**SET TASK:** The lines to print start at the one containing "Output the Python" and end at the one containing "plt.rcParams['axes.unicode_minus'] = False"; print them exactly, ends included, and only them.

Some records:
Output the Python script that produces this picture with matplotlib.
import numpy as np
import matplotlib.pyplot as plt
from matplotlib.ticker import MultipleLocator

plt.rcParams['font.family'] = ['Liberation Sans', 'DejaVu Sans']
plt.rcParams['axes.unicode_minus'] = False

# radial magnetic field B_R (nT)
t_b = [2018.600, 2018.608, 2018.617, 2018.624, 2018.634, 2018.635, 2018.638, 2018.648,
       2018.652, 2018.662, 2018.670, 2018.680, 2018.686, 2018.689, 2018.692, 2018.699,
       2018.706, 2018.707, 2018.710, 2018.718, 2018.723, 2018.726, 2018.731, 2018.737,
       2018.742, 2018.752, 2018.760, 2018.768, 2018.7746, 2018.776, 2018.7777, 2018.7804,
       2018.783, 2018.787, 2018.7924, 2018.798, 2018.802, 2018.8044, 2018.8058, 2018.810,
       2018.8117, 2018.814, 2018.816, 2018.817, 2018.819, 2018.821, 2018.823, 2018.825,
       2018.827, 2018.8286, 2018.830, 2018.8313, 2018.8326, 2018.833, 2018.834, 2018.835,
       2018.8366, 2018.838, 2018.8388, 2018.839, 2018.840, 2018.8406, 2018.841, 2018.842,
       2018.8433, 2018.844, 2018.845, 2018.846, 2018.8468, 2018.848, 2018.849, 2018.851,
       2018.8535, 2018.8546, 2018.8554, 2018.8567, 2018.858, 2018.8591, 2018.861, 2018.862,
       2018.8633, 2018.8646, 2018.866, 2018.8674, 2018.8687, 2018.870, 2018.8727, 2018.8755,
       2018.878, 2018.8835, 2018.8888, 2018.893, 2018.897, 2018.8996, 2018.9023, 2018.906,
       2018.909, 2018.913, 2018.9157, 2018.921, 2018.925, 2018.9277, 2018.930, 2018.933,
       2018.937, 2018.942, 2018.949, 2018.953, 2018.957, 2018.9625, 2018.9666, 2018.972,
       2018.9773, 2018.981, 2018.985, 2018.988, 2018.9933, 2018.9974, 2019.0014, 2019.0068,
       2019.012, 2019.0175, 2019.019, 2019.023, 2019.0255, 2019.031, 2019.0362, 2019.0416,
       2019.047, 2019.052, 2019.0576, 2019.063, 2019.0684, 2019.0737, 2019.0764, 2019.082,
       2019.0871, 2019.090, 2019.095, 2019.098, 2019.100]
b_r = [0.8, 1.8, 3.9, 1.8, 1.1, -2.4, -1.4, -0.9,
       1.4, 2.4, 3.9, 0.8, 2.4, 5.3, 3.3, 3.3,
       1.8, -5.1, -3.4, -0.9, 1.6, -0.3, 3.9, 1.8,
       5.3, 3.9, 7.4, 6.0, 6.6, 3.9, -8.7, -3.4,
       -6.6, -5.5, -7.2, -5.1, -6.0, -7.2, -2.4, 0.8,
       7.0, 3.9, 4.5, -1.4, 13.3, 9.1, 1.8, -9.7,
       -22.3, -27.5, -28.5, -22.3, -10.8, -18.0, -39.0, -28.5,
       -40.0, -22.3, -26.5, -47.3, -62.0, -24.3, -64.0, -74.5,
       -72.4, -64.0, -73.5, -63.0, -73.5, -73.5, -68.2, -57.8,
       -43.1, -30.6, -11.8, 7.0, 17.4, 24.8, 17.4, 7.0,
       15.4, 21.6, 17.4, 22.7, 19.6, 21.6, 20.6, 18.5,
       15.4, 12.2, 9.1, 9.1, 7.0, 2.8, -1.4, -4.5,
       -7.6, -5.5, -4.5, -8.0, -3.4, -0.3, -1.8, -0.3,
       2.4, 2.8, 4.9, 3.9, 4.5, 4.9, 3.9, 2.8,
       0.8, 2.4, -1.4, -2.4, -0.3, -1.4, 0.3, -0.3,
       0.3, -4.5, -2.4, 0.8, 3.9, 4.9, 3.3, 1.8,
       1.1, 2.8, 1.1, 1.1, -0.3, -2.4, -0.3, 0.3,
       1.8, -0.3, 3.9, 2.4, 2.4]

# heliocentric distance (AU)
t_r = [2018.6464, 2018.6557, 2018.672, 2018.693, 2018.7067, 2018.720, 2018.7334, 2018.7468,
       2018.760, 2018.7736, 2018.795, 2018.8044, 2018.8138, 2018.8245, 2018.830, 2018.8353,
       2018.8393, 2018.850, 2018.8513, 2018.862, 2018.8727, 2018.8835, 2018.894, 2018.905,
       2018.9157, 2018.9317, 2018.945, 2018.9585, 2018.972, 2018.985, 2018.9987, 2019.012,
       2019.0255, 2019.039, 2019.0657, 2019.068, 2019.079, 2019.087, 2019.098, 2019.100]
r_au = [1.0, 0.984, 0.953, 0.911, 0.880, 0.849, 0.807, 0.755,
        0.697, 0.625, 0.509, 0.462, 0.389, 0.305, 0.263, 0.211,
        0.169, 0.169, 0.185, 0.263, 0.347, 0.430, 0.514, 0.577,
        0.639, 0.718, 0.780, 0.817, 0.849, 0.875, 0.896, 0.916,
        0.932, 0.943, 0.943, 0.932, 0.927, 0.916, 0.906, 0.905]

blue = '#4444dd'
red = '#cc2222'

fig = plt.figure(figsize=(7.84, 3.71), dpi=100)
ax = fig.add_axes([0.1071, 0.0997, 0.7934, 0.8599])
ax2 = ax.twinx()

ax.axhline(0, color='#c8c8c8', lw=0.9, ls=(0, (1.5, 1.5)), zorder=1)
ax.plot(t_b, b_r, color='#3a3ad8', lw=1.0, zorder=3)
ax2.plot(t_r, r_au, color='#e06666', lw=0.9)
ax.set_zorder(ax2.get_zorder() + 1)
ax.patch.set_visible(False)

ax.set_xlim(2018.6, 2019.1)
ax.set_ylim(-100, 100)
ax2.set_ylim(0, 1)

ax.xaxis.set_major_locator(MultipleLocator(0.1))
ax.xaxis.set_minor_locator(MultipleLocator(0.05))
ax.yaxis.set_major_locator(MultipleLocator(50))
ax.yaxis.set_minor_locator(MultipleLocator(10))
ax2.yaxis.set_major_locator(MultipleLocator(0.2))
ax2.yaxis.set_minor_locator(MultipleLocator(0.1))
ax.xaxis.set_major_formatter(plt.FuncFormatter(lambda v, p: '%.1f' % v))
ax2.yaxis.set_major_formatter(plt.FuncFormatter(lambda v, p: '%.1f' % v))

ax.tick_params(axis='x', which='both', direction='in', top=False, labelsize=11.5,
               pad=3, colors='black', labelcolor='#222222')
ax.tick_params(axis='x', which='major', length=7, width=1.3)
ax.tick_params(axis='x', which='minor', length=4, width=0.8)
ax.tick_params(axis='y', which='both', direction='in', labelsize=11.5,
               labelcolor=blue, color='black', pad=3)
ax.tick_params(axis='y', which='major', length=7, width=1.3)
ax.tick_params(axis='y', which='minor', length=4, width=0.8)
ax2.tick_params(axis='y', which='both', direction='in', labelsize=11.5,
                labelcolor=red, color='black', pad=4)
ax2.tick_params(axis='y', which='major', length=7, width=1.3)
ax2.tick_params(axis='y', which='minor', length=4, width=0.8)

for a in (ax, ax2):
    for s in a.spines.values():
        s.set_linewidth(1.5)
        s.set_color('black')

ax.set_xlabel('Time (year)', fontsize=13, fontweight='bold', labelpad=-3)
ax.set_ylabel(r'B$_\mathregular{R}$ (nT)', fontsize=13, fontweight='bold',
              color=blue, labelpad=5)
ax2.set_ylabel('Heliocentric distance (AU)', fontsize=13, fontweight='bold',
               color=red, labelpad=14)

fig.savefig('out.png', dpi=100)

---

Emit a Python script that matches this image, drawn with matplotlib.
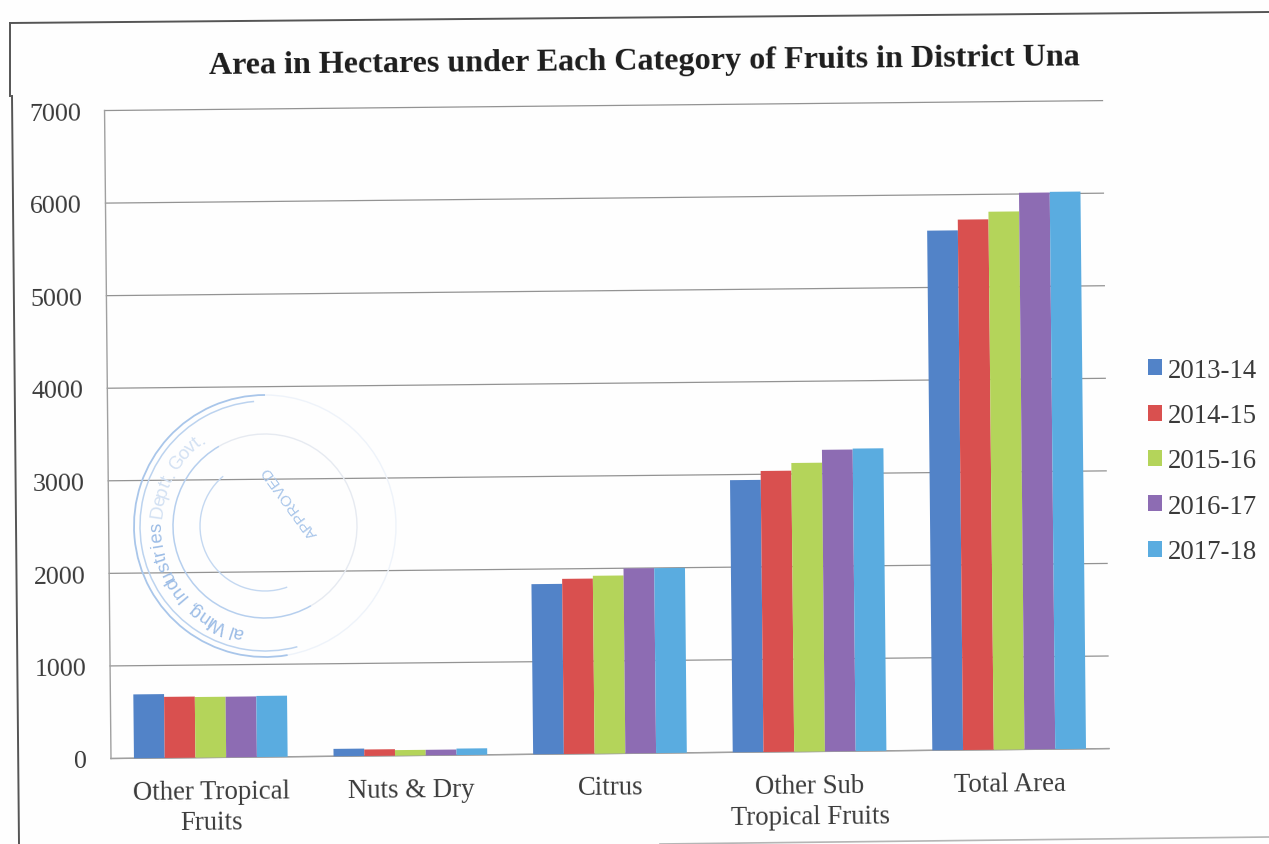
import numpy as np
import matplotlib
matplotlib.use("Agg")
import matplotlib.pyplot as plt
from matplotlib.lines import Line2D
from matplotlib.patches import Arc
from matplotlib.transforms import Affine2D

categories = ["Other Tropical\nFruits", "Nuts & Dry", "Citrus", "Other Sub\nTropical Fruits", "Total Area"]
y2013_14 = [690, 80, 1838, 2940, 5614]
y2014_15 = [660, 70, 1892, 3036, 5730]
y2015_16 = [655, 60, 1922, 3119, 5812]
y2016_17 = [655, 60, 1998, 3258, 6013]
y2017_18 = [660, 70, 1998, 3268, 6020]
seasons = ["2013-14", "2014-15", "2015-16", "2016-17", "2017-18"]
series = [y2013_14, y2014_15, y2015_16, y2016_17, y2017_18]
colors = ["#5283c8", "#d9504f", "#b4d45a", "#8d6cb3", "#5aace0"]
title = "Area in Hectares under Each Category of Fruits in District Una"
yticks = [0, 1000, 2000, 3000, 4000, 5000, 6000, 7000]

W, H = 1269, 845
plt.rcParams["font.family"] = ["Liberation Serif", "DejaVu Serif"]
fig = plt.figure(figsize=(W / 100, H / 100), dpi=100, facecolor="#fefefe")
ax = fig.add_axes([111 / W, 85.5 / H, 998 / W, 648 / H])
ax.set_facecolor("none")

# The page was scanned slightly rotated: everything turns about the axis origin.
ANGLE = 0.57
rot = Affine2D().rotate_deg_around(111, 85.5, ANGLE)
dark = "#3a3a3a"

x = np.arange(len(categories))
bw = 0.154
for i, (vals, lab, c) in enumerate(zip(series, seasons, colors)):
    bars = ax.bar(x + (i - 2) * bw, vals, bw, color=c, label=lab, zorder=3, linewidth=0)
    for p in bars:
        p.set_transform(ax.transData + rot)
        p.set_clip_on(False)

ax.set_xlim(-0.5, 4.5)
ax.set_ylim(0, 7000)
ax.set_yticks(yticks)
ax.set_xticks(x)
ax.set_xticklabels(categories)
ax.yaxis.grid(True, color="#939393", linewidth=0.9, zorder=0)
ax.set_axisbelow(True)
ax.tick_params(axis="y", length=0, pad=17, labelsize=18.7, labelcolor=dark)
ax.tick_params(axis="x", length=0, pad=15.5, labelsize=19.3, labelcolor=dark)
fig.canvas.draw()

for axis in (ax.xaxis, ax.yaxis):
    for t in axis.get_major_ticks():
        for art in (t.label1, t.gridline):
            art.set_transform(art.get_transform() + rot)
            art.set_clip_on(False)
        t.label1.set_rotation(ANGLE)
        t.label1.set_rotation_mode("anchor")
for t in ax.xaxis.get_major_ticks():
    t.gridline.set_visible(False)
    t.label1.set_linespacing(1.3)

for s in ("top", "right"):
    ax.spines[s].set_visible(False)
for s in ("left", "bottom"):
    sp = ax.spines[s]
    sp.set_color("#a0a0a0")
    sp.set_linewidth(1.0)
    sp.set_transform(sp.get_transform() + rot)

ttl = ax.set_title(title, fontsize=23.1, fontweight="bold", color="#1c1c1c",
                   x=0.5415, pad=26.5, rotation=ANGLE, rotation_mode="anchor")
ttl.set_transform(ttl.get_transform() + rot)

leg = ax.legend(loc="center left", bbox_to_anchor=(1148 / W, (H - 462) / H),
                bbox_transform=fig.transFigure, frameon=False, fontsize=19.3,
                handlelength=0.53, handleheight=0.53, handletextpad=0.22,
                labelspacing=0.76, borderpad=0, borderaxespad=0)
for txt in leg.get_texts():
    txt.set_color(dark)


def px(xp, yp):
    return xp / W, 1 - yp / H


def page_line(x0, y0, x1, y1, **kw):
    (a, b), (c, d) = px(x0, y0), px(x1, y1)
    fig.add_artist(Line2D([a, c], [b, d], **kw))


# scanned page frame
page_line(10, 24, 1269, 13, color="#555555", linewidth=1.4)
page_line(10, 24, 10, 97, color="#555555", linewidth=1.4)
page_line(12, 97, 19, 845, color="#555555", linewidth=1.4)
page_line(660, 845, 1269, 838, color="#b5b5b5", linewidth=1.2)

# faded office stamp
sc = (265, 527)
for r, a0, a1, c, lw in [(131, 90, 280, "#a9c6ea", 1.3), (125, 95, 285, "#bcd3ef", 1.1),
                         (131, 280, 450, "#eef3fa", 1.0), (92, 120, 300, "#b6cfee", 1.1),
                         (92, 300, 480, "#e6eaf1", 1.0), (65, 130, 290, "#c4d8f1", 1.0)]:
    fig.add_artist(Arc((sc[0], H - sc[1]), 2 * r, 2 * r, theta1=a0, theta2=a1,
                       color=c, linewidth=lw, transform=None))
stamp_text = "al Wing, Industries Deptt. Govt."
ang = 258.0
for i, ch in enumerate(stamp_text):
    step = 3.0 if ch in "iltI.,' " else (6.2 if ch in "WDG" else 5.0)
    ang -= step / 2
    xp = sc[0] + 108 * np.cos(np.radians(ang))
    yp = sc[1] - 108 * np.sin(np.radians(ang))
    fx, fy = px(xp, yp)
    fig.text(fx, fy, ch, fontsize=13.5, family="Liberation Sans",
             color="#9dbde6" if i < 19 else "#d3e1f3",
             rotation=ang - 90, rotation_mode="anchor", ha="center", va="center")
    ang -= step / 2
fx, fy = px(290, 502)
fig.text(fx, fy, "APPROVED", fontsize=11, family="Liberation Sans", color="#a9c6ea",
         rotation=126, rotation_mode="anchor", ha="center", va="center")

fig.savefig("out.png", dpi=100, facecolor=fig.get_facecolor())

**RESPONSE FOR THIS EXERCISE:**
Output the Python script that produces this picture with matplotlib.
import numpy as np
import matplotlib.pyplot as plt
from matplotlib.ticker import MultipleLocator

plt.rcParams['font.family'] = ['Liberation Sans', 'DejaVu Sans']
plt.rcParams['axes.unicode_minus'] = False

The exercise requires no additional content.